------ Data provided
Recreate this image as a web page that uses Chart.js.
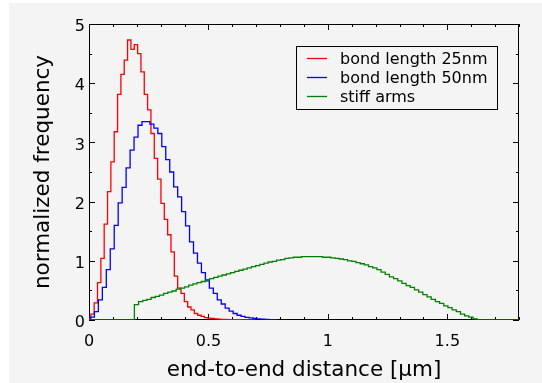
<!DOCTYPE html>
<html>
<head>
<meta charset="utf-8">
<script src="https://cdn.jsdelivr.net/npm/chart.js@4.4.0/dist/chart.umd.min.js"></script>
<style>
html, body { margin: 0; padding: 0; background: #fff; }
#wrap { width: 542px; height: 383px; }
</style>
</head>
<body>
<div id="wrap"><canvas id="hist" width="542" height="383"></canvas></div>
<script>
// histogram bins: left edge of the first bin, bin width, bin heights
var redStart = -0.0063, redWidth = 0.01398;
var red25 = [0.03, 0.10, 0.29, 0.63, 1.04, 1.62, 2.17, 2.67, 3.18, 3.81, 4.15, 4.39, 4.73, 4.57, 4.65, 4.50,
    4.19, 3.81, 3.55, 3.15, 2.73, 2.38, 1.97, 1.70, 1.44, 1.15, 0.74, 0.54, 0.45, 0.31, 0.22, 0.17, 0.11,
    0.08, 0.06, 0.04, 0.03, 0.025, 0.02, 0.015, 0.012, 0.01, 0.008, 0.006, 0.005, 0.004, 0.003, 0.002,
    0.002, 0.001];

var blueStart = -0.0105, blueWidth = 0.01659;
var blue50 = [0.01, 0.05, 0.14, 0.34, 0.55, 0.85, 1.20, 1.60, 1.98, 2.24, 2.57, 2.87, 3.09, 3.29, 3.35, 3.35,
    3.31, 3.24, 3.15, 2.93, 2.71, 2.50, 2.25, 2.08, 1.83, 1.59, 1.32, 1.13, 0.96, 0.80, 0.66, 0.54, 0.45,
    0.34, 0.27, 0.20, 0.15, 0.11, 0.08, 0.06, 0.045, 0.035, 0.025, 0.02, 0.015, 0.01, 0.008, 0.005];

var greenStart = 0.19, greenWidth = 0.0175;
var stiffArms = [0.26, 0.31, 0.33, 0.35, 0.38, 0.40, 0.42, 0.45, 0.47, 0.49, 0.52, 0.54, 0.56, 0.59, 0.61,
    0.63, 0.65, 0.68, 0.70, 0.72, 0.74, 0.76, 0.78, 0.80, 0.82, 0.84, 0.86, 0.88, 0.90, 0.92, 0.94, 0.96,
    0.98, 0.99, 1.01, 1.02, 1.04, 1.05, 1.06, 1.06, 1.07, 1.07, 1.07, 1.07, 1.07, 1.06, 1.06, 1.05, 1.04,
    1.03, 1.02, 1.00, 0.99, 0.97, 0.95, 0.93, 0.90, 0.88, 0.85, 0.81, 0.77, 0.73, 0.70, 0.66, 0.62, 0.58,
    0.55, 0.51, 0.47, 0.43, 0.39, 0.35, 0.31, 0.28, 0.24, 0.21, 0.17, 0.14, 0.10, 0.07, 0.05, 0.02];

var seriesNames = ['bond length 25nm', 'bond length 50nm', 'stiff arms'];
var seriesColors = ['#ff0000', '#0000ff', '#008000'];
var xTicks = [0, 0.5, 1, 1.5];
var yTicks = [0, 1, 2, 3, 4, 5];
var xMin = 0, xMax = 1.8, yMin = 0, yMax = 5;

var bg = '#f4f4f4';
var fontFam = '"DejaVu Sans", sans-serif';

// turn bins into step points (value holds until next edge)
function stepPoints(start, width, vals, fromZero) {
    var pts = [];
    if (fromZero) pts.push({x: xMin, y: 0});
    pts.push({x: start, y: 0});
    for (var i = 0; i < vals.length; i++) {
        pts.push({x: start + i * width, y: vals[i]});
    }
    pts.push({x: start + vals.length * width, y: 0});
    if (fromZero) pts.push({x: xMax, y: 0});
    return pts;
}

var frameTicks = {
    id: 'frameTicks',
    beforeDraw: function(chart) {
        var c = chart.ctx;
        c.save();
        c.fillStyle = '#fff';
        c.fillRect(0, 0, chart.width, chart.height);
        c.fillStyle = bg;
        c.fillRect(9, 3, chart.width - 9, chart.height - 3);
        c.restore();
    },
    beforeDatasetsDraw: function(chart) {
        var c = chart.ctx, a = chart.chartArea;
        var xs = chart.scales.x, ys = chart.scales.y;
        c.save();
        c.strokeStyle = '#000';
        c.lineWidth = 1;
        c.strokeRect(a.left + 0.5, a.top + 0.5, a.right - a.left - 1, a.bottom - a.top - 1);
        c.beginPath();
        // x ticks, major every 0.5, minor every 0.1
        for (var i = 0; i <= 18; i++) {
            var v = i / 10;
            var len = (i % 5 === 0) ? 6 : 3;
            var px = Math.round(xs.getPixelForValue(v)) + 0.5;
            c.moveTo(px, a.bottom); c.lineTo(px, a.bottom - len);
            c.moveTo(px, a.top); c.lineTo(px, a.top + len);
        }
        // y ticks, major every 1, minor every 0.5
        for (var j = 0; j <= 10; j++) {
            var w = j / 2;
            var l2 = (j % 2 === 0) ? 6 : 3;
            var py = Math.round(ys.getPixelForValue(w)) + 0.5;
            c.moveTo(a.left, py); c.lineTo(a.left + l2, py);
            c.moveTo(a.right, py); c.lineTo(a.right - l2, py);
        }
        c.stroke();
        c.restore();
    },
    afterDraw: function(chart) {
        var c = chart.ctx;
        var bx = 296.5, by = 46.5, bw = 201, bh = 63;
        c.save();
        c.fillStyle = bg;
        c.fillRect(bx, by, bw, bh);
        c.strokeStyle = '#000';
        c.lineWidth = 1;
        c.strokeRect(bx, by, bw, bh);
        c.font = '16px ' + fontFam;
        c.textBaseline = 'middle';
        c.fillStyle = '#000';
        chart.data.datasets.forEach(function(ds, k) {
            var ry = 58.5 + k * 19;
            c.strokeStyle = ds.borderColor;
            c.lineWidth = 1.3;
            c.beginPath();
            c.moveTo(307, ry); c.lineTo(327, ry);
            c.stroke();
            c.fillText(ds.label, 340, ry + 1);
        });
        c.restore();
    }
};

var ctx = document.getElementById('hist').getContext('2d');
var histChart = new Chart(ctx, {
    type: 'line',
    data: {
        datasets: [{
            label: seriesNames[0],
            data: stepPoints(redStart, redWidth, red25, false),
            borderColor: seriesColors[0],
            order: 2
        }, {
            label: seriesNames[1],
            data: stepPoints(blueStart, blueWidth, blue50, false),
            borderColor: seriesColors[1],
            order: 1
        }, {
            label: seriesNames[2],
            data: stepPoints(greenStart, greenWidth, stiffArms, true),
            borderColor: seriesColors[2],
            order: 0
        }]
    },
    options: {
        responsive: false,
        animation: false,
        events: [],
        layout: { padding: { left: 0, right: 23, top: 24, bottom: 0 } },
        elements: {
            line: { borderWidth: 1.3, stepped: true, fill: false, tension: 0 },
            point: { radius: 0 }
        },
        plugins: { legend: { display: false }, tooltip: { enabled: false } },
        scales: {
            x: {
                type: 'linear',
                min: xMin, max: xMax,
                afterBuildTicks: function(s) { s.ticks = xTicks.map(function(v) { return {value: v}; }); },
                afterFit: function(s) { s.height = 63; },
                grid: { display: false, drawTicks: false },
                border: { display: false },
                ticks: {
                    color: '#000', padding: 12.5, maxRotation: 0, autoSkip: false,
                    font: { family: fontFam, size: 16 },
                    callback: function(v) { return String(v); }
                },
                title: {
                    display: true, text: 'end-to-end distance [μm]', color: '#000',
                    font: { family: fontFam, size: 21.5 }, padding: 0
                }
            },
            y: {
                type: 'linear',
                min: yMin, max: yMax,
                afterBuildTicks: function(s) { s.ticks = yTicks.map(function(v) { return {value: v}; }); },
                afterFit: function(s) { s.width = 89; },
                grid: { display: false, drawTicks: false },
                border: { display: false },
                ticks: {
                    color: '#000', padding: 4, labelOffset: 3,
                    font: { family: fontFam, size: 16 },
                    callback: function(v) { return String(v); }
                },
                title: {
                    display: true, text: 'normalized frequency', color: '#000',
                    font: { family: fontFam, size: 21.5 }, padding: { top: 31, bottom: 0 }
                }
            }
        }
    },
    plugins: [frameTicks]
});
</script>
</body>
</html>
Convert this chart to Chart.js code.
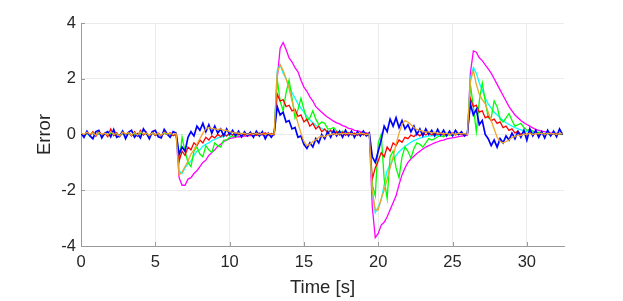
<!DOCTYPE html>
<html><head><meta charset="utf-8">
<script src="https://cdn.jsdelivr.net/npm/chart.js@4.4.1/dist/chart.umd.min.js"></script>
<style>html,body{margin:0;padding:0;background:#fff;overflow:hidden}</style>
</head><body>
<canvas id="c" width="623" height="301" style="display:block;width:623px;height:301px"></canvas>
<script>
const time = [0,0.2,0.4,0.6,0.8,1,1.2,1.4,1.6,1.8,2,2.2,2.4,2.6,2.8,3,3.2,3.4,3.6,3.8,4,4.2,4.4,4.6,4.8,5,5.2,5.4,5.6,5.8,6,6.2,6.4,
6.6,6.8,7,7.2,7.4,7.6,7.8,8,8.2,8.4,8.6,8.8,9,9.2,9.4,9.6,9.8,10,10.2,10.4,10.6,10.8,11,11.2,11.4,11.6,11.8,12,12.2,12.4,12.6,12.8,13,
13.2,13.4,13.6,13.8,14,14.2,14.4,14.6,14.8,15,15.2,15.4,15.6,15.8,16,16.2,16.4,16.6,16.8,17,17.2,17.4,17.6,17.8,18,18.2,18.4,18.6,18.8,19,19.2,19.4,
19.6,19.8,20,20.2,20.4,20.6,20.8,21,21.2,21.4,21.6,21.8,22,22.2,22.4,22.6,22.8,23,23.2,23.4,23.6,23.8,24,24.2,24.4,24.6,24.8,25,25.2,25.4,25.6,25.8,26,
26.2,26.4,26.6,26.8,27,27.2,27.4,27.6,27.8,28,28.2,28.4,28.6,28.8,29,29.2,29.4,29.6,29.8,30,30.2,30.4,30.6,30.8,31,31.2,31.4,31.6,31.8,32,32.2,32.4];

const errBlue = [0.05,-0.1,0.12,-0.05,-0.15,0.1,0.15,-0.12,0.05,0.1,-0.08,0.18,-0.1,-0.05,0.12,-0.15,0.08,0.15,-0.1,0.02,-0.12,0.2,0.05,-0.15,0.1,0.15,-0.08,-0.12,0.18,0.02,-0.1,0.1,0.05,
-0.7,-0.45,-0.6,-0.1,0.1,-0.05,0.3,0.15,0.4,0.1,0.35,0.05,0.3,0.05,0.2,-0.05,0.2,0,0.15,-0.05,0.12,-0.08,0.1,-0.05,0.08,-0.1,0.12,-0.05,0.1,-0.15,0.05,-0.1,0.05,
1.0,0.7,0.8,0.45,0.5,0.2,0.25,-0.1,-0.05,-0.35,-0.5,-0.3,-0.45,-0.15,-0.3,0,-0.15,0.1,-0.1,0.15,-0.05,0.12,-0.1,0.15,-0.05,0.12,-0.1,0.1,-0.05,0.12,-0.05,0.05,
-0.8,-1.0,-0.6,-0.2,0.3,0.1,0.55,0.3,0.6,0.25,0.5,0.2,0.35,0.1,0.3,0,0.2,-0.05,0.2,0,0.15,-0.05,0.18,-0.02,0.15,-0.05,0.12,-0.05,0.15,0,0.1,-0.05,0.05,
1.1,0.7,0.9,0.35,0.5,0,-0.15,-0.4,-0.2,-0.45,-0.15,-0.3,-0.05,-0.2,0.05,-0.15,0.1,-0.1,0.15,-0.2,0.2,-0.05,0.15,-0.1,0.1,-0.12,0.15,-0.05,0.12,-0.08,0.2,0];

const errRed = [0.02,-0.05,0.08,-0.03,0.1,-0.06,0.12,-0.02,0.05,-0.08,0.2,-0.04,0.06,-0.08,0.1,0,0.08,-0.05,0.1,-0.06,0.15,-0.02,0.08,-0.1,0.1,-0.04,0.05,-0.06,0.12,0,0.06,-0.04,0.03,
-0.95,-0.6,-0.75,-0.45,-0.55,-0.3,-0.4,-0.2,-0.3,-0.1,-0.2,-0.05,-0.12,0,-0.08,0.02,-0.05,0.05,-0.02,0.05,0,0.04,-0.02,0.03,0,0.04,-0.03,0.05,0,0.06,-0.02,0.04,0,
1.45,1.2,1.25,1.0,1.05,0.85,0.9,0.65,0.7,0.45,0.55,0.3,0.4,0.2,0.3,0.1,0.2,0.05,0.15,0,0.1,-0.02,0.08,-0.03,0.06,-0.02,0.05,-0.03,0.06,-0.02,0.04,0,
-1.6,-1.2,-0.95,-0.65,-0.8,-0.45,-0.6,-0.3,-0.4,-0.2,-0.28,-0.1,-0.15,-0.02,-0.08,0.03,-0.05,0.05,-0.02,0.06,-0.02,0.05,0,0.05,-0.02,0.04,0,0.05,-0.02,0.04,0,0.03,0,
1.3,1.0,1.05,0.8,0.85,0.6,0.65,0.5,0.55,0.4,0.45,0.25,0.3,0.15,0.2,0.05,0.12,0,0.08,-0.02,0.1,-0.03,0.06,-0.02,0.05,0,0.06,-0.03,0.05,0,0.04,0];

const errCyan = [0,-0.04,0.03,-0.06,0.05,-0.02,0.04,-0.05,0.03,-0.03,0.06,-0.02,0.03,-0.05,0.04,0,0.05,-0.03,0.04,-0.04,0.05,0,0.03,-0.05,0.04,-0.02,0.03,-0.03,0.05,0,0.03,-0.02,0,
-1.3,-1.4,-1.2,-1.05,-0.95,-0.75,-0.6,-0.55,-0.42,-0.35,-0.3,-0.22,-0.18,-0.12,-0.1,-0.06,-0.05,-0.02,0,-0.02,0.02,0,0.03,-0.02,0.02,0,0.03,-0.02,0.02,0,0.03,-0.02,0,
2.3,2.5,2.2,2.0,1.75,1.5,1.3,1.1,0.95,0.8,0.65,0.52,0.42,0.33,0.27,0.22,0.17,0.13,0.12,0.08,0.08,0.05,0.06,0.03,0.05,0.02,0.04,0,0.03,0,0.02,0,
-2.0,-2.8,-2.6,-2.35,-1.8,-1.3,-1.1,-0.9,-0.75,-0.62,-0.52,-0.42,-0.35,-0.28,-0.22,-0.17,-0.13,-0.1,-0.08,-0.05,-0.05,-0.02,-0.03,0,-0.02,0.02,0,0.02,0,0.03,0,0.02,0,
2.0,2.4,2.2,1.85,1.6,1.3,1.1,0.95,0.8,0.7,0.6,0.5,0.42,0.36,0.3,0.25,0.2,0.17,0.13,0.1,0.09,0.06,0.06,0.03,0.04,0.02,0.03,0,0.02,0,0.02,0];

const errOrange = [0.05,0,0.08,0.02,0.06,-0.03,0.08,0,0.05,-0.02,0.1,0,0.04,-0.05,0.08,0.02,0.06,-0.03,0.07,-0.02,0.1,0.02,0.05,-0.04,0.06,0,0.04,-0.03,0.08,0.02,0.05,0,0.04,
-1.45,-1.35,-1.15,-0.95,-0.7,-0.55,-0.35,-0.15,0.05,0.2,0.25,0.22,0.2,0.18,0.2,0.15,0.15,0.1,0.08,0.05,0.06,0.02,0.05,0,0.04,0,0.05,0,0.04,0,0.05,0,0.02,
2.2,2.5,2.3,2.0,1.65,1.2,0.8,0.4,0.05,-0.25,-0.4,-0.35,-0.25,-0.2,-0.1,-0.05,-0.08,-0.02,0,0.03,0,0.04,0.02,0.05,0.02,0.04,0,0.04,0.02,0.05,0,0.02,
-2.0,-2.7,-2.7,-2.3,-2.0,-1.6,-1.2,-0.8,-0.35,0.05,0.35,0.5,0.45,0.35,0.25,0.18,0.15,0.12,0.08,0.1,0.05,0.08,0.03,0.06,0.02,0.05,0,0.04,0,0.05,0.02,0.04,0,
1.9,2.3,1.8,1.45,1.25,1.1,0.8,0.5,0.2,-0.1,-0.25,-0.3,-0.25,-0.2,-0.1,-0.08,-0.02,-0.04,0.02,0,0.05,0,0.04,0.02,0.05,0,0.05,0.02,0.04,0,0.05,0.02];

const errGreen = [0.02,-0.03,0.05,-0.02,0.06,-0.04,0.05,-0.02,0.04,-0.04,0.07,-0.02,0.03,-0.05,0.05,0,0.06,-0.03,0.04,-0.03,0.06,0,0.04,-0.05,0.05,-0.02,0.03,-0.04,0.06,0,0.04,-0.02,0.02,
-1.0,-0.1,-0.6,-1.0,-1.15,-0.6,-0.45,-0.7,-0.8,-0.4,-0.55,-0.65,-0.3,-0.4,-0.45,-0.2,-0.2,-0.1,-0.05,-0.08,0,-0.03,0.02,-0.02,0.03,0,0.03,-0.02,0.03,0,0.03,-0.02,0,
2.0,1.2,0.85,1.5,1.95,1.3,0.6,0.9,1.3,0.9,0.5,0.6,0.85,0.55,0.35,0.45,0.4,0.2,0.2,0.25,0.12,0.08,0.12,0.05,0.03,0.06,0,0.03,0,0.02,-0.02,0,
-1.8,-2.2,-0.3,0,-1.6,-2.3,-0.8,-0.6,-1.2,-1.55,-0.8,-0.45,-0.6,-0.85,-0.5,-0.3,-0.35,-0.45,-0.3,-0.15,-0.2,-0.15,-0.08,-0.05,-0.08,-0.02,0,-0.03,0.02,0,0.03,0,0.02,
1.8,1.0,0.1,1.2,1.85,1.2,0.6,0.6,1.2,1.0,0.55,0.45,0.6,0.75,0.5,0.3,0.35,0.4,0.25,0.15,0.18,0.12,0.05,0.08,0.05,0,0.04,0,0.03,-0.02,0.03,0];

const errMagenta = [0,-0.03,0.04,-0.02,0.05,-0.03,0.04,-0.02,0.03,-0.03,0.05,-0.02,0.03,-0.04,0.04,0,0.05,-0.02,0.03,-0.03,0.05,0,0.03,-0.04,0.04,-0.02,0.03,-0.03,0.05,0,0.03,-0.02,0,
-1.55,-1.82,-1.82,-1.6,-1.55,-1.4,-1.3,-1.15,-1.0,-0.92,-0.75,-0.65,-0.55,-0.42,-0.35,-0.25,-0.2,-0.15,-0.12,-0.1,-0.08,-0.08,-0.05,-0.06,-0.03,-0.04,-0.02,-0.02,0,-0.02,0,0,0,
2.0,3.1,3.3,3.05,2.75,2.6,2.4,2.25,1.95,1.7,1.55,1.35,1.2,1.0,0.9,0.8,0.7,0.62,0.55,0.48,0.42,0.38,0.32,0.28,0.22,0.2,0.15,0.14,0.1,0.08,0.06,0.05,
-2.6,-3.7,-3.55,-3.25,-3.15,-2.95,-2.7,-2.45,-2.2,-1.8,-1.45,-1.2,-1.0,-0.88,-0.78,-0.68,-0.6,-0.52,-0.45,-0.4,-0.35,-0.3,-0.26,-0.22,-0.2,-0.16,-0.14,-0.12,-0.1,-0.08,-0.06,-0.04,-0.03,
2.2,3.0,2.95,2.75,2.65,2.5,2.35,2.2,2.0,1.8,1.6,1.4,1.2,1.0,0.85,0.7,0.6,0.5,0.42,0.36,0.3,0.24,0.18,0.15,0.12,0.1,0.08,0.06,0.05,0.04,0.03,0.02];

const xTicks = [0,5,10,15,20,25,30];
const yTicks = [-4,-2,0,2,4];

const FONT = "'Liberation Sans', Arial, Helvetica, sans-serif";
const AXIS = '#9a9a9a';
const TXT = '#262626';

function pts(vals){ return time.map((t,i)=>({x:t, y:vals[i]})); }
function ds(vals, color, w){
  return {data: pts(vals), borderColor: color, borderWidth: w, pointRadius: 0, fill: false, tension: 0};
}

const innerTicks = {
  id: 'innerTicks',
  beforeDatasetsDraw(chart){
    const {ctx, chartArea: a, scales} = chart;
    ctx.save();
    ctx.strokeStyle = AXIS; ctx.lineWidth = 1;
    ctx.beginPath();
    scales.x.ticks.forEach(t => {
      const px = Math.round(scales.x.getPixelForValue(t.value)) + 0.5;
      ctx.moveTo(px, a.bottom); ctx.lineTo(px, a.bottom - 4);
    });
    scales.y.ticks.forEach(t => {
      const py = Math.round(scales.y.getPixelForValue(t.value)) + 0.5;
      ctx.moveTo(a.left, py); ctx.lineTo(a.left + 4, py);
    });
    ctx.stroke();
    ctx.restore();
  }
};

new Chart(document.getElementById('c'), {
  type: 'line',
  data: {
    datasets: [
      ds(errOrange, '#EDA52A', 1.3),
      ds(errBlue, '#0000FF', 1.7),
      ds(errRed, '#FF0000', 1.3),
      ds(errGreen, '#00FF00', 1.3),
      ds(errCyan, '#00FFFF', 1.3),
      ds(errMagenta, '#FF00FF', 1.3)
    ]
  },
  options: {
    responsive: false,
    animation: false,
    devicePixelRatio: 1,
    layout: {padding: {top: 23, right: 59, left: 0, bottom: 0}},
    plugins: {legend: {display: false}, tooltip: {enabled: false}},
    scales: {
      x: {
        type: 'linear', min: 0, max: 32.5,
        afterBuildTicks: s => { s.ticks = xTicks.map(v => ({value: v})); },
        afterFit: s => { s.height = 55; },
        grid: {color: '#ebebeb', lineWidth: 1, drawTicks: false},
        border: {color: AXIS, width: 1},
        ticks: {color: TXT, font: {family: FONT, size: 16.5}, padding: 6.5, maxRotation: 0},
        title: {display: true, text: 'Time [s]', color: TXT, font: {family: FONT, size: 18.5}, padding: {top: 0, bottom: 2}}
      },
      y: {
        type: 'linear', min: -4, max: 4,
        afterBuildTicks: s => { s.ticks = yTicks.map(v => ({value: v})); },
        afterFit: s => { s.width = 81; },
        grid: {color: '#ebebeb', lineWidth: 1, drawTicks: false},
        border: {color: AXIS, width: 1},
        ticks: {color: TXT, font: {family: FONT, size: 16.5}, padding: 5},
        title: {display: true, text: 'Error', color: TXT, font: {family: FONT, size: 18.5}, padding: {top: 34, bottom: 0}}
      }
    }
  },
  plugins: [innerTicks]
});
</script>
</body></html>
------------
_What you are asked to do_. Look through the listing and extract every line with "this" in it.

_Output of the exercise_.
Recreate this image as a web page that uses Chart.js.
Convert this chart to Chart.js code.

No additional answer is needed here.